In recent years, brands have chopped off the intricate flourishes of serif logo marks in a bid for legibility across digital platforms. As Quartz reported last month, a new “serif-redux” trend has developed in response to the “wasteland of sans serif logos;” a resurgence in expressive logos marked by soft detailing and ornamentation. Rolling Stone, in streamlining but retaining the distinctive flourishes central to its historic identity, is firmly in step with that.

Beyond the logo, Rolling Stone’s overall redesign, both print and online, takes it in an intriguing new direction, especially in a period when a lot of titles that emerged from the ’60s and ’70s counterculture are folding. The UK’s NME (New Musical Express), which first launched in 1952, ceased pulication of its print edition earlier this year, and a few months later, news of New York’s Interview magazine’s closure shook the publishing world. The Village Voice similarly closed in 2017. A few nostalgic cries of “print is really dead after all” could be heard, but on the other side of the coin, young magazines continue to be bought and read.
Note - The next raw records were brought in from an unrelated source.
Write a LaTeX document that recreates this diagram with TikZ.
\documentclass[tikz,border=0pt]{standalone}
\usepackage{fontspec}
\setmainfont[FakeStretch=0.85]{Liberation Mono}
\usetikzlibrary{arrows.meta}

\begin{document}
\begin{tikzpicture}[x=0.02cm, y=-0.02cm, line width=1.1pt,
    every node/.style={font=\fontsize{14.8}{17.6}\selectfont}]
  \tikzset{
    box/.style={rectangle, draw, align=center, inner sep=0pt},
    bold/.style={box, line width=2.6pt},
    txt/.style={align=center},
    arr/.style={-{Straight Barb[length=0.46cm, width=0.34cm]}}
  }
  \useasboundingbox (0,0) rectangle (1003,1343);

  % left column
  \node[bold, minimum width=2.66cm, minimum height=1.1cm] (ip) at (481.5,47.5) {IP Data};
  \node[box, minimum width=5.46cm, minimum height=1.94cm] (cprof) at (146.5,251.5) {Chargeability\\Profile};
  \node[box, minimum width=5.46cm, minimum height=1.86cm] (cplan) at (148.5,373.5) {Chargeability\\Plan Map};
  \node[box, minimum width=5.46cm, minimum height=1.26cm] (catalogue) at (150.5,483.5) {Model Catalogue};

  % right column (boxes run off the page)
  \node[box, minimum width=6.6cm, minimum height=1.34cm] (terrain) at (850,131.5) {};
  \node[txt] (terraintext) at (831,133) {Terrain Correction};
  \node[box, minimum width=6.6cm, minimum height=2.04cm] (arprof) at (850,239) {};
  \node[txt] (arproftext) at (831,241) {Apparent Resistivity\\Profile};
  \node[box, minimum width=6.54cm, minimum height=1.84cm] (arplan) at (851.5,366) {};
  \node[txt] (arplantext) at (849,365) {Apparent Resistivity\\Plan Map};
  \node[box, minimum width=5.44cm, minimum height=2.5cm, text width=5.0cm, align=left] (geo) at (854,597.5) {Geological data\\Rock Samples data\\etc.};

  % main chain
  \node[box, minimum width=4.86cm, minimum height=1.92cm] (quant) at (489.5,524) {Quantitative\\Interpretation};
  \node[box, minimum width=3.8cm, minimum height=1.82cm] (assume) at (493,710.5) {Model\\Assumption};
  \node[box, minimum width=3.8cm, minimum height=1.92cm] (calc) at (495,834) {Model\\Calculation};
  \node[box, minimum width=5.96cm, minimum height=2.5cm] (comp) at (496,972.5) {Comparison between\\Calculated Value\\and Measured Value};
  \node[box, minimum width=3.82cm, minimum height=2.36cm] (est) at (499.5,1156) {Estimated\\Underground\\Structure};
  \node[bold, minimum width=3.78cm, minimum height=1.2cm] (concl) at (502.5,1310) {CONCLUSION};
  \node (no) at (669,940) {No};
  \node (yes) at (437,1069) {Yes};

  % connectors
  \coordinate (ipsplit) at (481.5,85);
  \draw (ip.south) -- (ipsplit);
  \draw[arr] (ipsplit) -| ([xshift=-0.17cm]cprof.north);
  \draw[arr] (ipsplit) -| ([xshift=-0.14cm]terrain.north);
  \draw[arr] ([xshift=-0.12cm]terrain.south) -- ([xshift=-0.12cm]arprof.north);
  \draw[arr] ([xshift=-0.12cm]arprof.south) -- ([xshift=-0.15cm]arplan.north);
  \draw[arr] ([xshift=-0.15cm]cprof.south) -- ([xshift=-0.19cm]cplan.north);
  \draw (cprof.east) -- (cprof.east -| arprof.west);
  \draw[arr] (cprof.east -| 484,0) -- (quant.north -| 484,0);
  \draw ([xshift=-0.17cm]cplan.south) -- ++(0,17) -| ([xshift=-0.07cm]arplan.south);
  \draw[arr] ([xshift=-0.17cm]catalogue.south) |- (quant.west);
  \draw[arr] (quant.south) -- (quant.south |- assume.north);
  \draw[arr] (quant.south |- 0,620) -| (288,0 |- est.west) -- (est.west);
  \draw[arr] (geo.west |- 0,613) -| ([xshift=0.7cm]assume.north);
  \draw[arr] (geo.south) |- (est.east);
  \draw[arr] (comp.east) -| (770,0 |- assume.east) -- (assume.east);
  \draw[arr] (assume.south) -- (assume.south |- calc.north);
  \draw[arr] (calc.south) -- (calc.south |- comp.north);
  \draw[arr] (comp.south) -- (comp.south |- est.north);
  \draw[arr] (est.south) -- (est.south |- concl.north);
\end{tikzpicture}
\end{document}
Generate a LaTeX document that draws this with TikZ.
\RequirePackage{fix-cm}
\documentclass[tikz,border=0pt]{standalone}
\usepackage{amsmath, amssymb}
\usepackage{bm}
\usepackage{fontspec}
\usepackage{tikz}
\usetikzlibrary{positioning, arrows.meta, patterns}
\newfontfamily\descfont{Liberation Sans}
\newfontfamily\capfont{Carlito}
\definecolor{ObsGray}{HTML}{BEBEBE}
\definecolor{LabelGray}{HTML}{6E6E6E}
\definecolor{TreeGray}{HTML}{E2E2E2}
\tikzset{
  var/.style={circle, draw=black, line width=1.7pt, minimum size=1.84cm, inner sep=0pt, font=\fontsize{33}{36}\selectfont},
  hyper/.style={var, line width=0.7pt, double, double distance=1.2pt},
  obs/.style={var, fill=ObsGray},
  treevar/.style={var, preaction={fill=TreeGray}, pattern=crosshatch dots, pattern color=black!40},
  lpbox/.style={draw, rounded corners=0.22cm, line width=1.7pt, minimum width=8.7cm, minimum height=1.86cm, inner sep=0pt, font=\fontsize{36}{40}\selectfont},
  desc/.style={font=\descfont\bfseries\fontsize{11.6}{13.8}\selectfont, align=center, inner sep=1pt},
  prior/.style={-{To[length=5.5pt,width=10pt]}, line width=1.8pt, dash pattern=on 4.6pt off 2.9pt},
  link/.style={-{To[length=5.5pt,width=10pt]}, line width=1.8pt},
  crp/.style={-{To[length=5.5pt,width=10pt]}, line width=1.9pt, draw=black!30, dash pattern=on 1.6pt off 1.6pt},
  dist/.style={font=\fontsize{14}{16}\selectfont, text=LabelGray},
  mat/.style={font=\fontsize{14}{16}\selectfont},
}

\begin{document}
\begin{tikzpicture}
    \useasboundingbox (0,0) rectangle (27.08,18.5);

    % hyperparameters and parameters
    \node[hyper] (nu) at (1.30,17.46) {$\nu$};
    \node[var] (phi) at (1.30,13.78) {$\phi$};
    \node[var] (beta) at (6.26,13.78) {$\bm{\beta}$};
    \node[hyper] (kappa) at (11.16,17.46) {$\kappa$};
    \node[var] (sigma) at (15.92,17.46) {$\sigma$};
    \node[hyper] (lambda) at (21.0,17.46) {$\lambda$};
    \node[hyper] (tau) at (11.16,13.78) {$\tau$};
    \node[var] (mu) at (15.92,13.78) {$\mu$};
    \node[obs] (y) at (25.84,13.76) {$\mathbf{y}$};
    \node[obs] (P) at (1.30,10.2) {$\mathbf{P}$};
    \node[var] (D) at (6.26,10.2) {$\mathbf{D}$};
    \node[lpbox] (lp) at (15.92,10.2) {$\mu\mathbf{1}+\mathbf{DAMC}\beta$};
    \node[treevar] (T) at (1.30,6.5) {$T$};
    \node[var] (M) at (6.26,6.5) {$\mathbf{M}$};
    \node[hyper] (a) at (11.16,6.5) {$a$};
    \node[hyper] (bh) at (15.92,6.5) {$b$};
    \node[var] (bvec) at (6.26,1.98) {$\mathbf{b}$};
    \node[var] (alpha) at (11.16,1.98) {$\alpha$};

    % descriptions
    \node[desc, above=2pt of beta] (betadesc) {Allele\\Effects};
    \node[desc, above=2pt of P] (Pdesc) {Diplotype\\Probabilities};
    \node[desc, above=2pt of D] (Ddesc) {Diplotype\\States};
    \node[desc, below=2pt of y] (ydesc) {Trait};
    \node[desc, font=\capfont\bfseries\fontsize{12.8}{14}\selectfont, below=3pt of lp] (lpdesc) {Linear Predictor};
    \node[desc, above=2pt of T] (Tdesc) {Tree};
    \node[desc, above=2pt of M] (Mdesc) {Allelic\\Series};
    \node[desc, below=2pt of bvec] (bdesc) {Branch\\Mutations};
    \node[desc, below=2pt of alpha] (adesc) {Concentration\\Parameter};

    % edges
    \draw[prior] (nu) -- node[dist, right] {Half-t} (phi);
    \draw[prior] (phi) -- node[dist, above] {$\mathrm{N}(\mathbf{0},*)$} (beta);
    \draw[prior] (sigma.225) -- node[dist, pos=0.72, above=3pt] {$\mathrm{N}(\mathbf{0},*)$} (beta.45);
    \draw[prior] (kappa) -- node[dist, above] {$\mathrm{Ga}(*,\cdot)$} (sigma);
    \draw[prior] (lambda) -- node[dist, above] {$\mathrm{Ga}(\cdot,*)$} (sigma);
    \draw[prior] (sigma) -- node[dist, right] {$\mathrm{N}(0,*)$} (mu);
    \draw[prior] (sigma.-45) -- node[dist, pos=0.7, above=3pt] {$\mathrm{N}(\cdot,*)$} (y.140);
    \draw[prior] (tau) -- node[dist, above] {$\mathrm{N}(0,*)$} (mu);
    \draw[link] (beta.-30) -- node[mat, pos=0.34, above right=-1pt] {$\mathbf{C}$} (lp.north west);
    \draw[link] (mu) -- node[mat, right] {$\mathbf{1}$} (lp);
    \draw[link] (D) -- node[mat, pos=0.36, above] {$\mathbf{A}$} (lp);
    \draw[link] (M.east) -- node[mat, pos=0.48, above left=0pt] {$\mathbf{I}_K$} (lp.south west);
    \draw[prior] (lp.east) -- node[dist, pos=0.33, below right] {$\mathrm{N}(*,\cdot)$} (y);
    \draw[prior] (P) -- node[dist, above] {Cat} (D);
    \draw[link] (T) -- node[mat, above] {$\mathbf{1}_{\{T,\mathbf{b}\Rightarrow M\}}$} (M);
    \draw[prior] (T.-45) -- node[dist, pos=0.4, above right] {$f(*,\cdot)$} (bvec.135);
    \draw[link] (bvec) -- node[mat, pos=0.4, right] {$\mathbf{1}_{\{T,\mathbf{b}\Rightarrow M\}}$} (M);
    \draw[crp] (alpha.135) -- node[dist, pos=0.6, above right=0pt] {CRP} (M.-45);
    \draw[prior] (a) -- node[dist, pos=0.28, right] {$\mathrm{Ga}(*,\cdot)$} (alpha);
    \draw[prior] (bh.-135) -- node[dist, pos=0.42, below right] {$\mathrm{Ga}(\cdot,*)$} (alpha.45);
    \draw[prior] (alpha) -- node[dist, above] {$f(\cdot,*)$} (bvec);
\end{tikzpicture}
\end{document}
It’s natural that some magazines fold while others take their place (and that’s a good thing, as Mushpit founder Bertie Brandes recently argued).

What’s smart about Rolling Stone’s current strategy is it follows the smaller, photography-led independent magazines (and young giants themselves, as we’ve seen with the likes of The Gentlewoman and Kinfolk), which pay special attention to production values and the quality of a magazine as an object. NME chose a different tact, churning out a low-budget, free publication which found little traction. In the coming years, it will be interesting to see how a legacy magazine of Rolling Stone’s size and scale fares using a design approach that we know has succeeded on the smaller scale.